You plucked a number (1m shares) based upon the incorrect premise of how the MSCI index system works.
So I asked you to do some homework so you can learn - something which you apparently are incapable of?
So screw you - you stay ignorant and be blissful!
What float?
There is no float yet.
They have debt, quite a lot of debt.
Yes over time it's likely a surplus will start building and then they will likely return to paying it out in dividends, not just sit on it like an investment company and compounding it.
If you are banking on that in your valuation then you are making a very large assumption, or I would actually say a figment of SailorBoy's imagination.
One in the same, or father & son duo?
Anyway. Has anyone considered this price trend is simply the inverse of an index pop like TRA/HLG? Different dynamics, with this an exclusion, and if true an exclusion from the MSCI index not NZX50. But let's test out some logic.
Traders and instos become aware of the exclusion. They start selling down portions of their shares, swamping the retail buyside, in full anticipation the SP will fall. This situation further exacerbated by Ryman's profit warning. The actual index funds most likely not the sellers - they tend to operate in the final closing match and adjust session before exclusion.
The final closing match operates like a book build for the index funds needing to exit and same traders and instos that had been selling down. Lots of tranches at varying share prices for both the buy and sell side entered, big demand from the instos as a rare opportunity to buy a very large stake at artificially depressed prices, closing match algorithm closes at a price that produces in the highest volume sold.
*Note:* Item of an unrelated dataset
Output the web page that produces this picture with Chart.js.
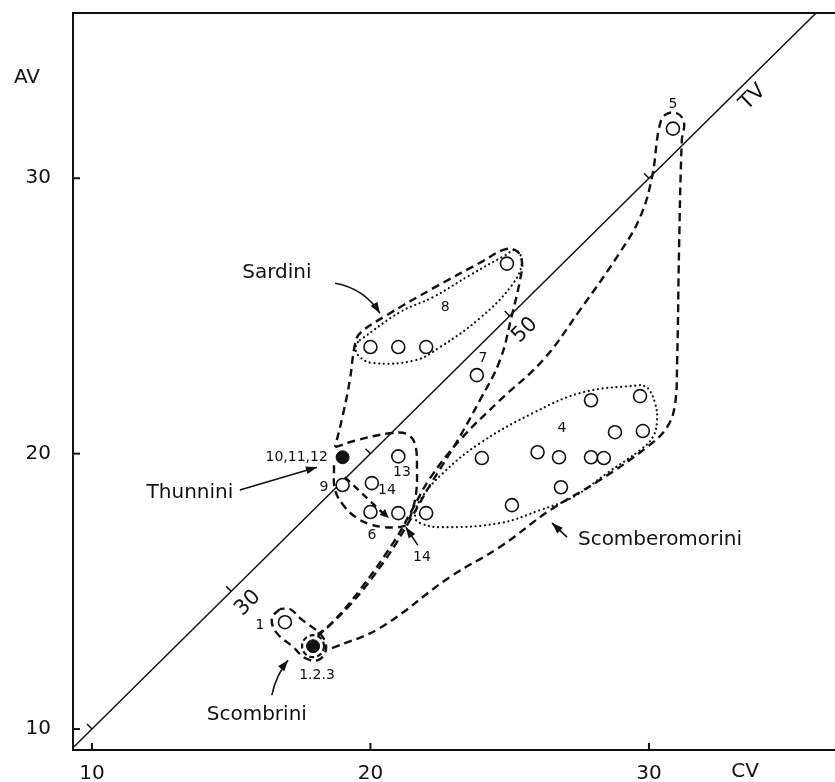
<!DOCTYPE html>
<html>
<head>
<meta charset="utf-8">
<script src="https://cdn.jsdelivr.net/npm/chart.js@4.4.1/dist/chart.umd.min.js"></script>
<style>
  html, body { margin: 0; padding: 0; background: #fff; }
  #wrap { width: 835px; height: 782px; }
</style>
</head>
<body>
<div id="wrap"><canvas id="c" width="835" height="782"></canvas></div>
<script>
// axis ticks
const xTicks = [10, 20, 30];
const yTicks = [10, 20, 30];
// ticks along the TV (= CV + AV) diagonal, two of them labelled
const tvTicks = [10, 15, 20, 25, 30];
const tvTickLabels = { 15: "30", 25: "50" };

// genera, [CV, AV]
const openPoints = [
  [20.0, 23.87], [21.0, 23.87], [22.0, 23.87], [24.9, 26.9],
  [23.82, 22.85], [30.86, 31.8],
  [21.0, 19.9], [19.0, 18.86], [20.05, 18.93],
  [20.0, 17.88], [21.0, 17.84], [22.0, 17.84],
  [24.0, 19.84], [26.0, 20.05], [25.08, 18.13], [27.92, 21.94],
  [29.68, 22.09], [28.78, 20.78], [29.78, 20.82], [26.77, 19.87],
  [27.92, 19.87], [28.38, 19.84], [26.84, 18.78],
  [16.93, 13.88]
];
const filledPoints = [[19.0, 19.87], [17.94, 13.01]];

// hand drawn outlines
const sardiniDotted = [
  [19.62, 24.12], [21.06, 25.14], [22.24, 25.68], [23.57, 26.48], [24.83, 27.2],
  [25.22, 27.39], [25.44, 26.95], [25.08, 26.12], [23.93, 24.92], [22.5, 23.87],
  [21.6, 23.39], [20.09, 23.29], [19.55, 23.58], [19.48, 23.94], [19.62, 24.12]
];
const sardiniDashed = [
  [18.11, 13.38], [19.26, 14.5], [20.52, 16.13], [21.42, 17.59], [22.14, 18.86],
  [23.03, 20.31], [23.93, 21.94], [24.65, 23.39], [25.08, 25.03], [25.37, 26.3],
  [25.44, 26.95], [25.26, 27.35], [24.83, 27.42], [24.04, 26.99], [22.24, 26.0],
  [20.59, 25.03], [19.62, 24.37], [19.44, 23.94], [19.26, 22.67], [19.01, 21.4],
  [18.73, 20.24]
];
const thunniniTop = [
  [18.73, 20.24], [19.52, 20.49], [20.7, 20.74], [21.31, 20.71], [21.6, 20.34],
  [21.67, 19.4], [21.63, 18.49], [21.45, 17.77], [21.31, 17.4]
];
const thunniniLow = [
  [18.69, 19.58], [18.73, 18.68], [19.08, 18.06], [19.52, 17.66], [19.98, 17.44],
  [20.52, 17.33], [20.99, 17.33], [21.31, 17.4]
];
const thunniniInner = [[19.08, 19.15], [20.52, 17.77]];
const scomberDashed = [
  [18.62, 12.94], [20.34, 13.67], [22.85, 15.52], [24.65, 16.61], [26.45, 17.95],
  [28.24, 19.04], [29.93, 20.24], [30.65, 20.96], [30.93, 21.76], [31.01, 23.28],
  [31.08, 27.39], [31.18, 31.38], [31.26, 32.03], [31.0, 32.36], [30.57, 32.29],
  [30.36, 31.81], [30.11, 30.04], [29.68, 28.58], [28.96, 27.31], [27.52, 25.21],
  [26.19, 23.39], [24.65, 21.94], [23.21, 20.49], [22.14, 19.11], [21.49, 17.95],
  [20.88, 16.86], [19.62, 15.05], [18.55, 13.78], [18.11, 13.45]
];
const scomberDotted = [
  [29.68, 22.49], [27.63, 22.23], [25.83, 21.47], [23.93, 20.38], [22.6, 19.29],
  [21.78, 18.31], [21.6, 17.7], [21.78, 17.48], [22.5, 17.33], [24.65, 17.48],
  [26.09, 17.95], [27.27, 18.42], [28.49, 19.29], [29.68, 20.13], [30.14, 20.6],
  [30.29, 21.22], [30.22, 21.83], [29.96, 22.38], [29.68, 22.49]
];
const scombriniDashed = [
  [16.75, 14.36], [16.46, 14.03], [16.61, 13.52], [17.22, 12.98], [17.65, 12.58],
  [18.11, 12.5], [18.4, 12.87], [18.26, 13.38], [17.47, 14.03], [17.11, 14.36],
  [16.75, 14.36]
];
const tvLine = [[9.3, 9.3], [36, 36]];

// text placed in data space
const pointLabels = [
  { t: "5", x: 30.86, y: 32.69 }, { t: "8", x: 22.68, y: 25.32 },
  { t: "7", x: 24.04, y: 23.47 }, { t: "4", x: 26.88, y: 20.93 },
  { t: "13", x: 21.13, y: 19.33 }, { t: "9", x: 18.33, y: 18.78 },
  { t: "14", x: 20.59, y: 18.68 }, { t: "6", x: 20.05, y: 17.04 },
  { t: "14", x: 21.85, y: 16.24 }, { t: "1", x: 16.03, y: 13.77 },
  { t: "1.2.3", x: 18.08, y: 11.96 },
  { t: "10,11,12", x: 18.47, y: 19.87, align: "right" }
];
const tribeLabels = [
  { t: "Sardini", x: 16.64, y: 26.55 },
  { t: "Thunnini", x: 13.52, y: 18.57 },
  { t: "Scombrini", x: 15.92, y: 10.51 },
  { t: "Scomberomorini", x: 27.45, y: 16.86, align: "left" }
];
const arrows = [
  { from: [18.73, 26.19], to: [20.34, 25.1], bend: -0.22 },
  { from: [15.31, 18.68], to: [18.08, 19.51], bend: 0 },
  { from: [16.46, 11.23], to: [17.04, 12.5], bend: -0.12 },
  { from: [27.06, 16.97], to: [26.52, 17.48], bend: 0 },
  { from: [21.7, 16.68], to: [21.27, 17.33], bend: 0 }
];

const FONT = "'DejaVu Sans', sans-serif";
const INK = "#111";

function outline(data, dotted) {
  return {
    data: data.map(p => ({ x: p[0], y: p[1] })),
    showLine: true,
    pointRadius: 0,
    borderColor: INK,
    borderWidth: dotted ? 2.2 : 2.4,
    borderDash: dotted ? [0.1, 4.6] : [8, 5],
    borderCapStyle: dotted ? "round" : "butt",
    tension: 0.4,
    fill: false
  };
}

function arrowHead(ctx, x0, y0, x1, y1, len, half) {
  const a = Math.atan2(y1 - y0, x1 - x0);
  ctx.beginPath();
  ctx.moveTo(x1, y1);
  ctx.lineTo(x1 - len * Math.cos(a) + half * Math.sin(a), y1 - len * Math.sin(a) - half * Math.cos(a));
  ctx.lineTo(x1 - len * Math.cos(a) - half * Math.sin(a), y1 - len * Math.sin(a) + half * Math.cos(a));
  ctx.closePath();
  ctx.fill();
}

const decor = {
  id: "decor",
  afterDraw(chart) {
    const { ctx, chartArea: area, scales: { x, y } } = chart;
    const P = (a, b) => [x.getPixelForValue(a), y.getPixelForValue(b)];
    ctx.save();
    ctx.strokeStyle = INK;
    ctx.fillStyle = INK;

    // top frame
    ctx.lineWidth = 2;
    ctx.beginPath();
    ctx.moveTo(area.left - 1, area.top);
    ctx.lineTo(area.right, area.top);
    ctx.stroke();

    // inward axis ticks
    xTicks.forEach(v => {
      const px = x.getPixelForValue(v);
      ctx.beginPath(); ctx.moveTo(px, area.bottom); ctx.lineTo(px, area.bottom - 7); ctx.stroke();
    });
    yTicks.forEach(v => {
      const py = y.getPixelForValue(v);
      ctx.beginPath(); ctx.moveTo(area.left, py); ctx.lineTo(area.left + 7, py); ctx.stroke();
    });

    // axis names
    ctx.font = "20px " + FONT;
    ctx.textAlign = "center";
    ctx.textBaseline = "middle";
    ctx.fillText("CV", x.getPixelForValue(33.45), area.bottom + 22);
    ctx.fillText("AV", area.left - 46, y.getPixelForValue(33.63));

    // ticks and labels along TV
    const [ax, ay] = P(tvLine[0][0], tvLine[0][1]);
    const [bx, by] = P(tvLine[1][0], tvLine[1][1]);
    const ang = Math.atan2(by - ay, bx - ax);
    const nx = Math.sin(ang), ny = -Math.cos(ang); // normal toward upper left
    ctx.lineWidth = 1.5;
    tvTicks.forEach(v => {
      const [tx, ty] = P(v, v);
      ctx.beginPath();
      ctx.moveTo(tx, ty);
      ctx.lineTo(tx + nx * 7, ty + ny * 7);
      ctx.stroke();
    });
    const rotText = (t, vx, vy, size) => {
      const [tx, ty] = P(vx, vy);
      ctx.save();
      ctx.translate(tx, ty);
      ctx.rotate(ang);
      ctx.font = size + "px " + FONT;
      ctx.fillText(t, 0, 0);
      ctx.restore();
    };
    rotText(tvTickLabels[15], 15.6, 14.57, 21);
    rotText(tvTickLabels[25], 25.55, 24.48, 21);
    rotText("TV", 33.73, 32.94, 21);

    // point numbers
    ctx.font = "14px " + FONT;
    pointLabels.forEach(l => {
      const [tx, ty] = P(l.x, l.y);
      ctx.textAlign = l.align || "center";
      ctx.fillText(l.t, tx, ty);
    });

    // tribe names
    ctx.font = "20px " + FONT;
    tribeLabels.forEach(l => {
      const [tx, ty] = P(l.x, l.y);
      ctx.textAlign = l.align || "center";
      ctx.fillText(l.t, tx, ty);
    });

    // pointer arrows
    ctx.lineWidth = 1.6;
    arrows.forEach(a => {
      const [x0, y0] = P(a.from[0], a.from[1]);
      const [x1, y1] = P(a.to[0], a.to[1]);
      const mx = (x0 + x1) / 2 - (y1 - y0) * a.bend;
      const my = (y0 + y1) / 2 + (x1 - x0) * a.bend;
      ctx.beginPath();
      ctx.moveTo(x0, y0);
      ctx.quadraticCurveTo(mx, my, x1, y1);
      ctx.stroke();
      arrowHead(ctx, mx, my, x1, y1, 11, 4);
    });

    // dashed arrow inside Thunnini
    const [ix0, iy0] = P(thunniniInner[0][0], thunniniInner[0][1]);
    const [ix1, iy1] = P(thunniniInner[1][0], thunniniInner[1][1]);
    ctx.lineWidth = 2.4;
    ctx.setLineDash([7, 5]);
    ctx.beginPath(); ctx.moveTo(ix0, iy0); ctx.lineTo(ix1, iy1); ctx.stroke();
    ctx.setLineDash([]);
    arrowHead(ctx, ix0, iy0, ix1 + 4, iy1 + 3, 9, 4);

    // dashed ring round Scombrini 1.2.3
    const [rx, ry] = P(filledPoints[1][0], filledPoints[1][1]);
    ctx.setLineDash([5, 3]);
    ctx.lineWidth = 2.2;
    ctx.beginPath(); ctx.arc(rx, ry, 11, 0, Math.PI * 2); ctx.stroke();
    ctx.setLineDash([]);
    ctx.restore();
  }
};

new Chart(document.getElementById("c"), {
  type: "scatter",
  data: {
    datasets: [
      {
        data: filledPoints.map(p => ({ x: p[0], y: p[1] })),
        pointRadius: 6.5, pointBackgroundColor: INK, pointBorderColor: INK, pointBorderWidth: 1
      },
      {
        data: openPoints.map(p => ({ x: p[0], y: p[1] })),
        pointRadius: 6.5, pointBackgroundColor: "#fff", pointBorderColor: INK, pointBorderWidth: 1.6
      },
      outline(sardiniDotted, true),
      outline(scomberDotted, true),
      outline(sardiniDashed, false),
      outline(thunniniTop, false),
      outline(thunniniLow, false),
      outline(scomberDashed, false),
      outline(scombriniDashed, false),
      {
        data: tvLine.map(p => ({ x: p[0], y: p[1] })),
        showLine: true, pointRadius: 0, borderColor: INK, borderWidth: 1.5
      }
    ]
  },
  options: {
    responsive: false,
    animation: false,
    devicePixelRatio: 1,
    layout: { autoPadding: false, padding: { top: 13, right: 0, left: 0, bottom: 0 } },
    plugins: { legend: { display: false }, tooltip: { enabled: false } },
    scales: {
      x: {
        type: "linear", min: 9.32, max: 36.68,
        grid: { display: false, drawTicks: false },
        border: { display: true, color: INK, width: 2 },
        afterBuildTicks: s => { s.ticks = xTicks.map(v => ({ value: v })); },
        afterFit: s => { s.height = 32; s.paddingLeft = 0; s.paddingRight = 0; },
        ticks: { color: INK, padding: 12, maxRotation: 0, font: { family: FONT, size: 20 } }
      },
      y: {
        type: "linear", min: 9.24, max: 36,
        grid: { display: false, drawTicks: false },
        border: { display: true, color: INK, width: 2 },
        afterBuildTicks: s => { s.ticks = yTicks.map(v => ({ value: v })); },
        afterFit: s => { s.width = 73; s.paddingTop = 0; s.paddingBottom = 0; },
        ticks: { color: INK, padding: 22, font: { family: FONT, size: 20 } }
      }
    }
  },
  plugins: [decor]
});
</script>
</body>
</html>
The index exclusion selling pressure finishes. would have thought normal buy side returns and people start considering the price to NTA which is at incredibly low levels. Probably some profit taking after the first leg up and traders stag their shares. then mkt just does its thing.
Anyway - just wild musings. who knows?
The rumored 30m shares seems like an awful lot. For reference the TRA/HLG nzx50 inclusions were 2.5-3% of shares outstanding, 30m would be over 4%. but i've got no idea what is normal for MSCI index inclusions/exclusions & how shares are individually weighted.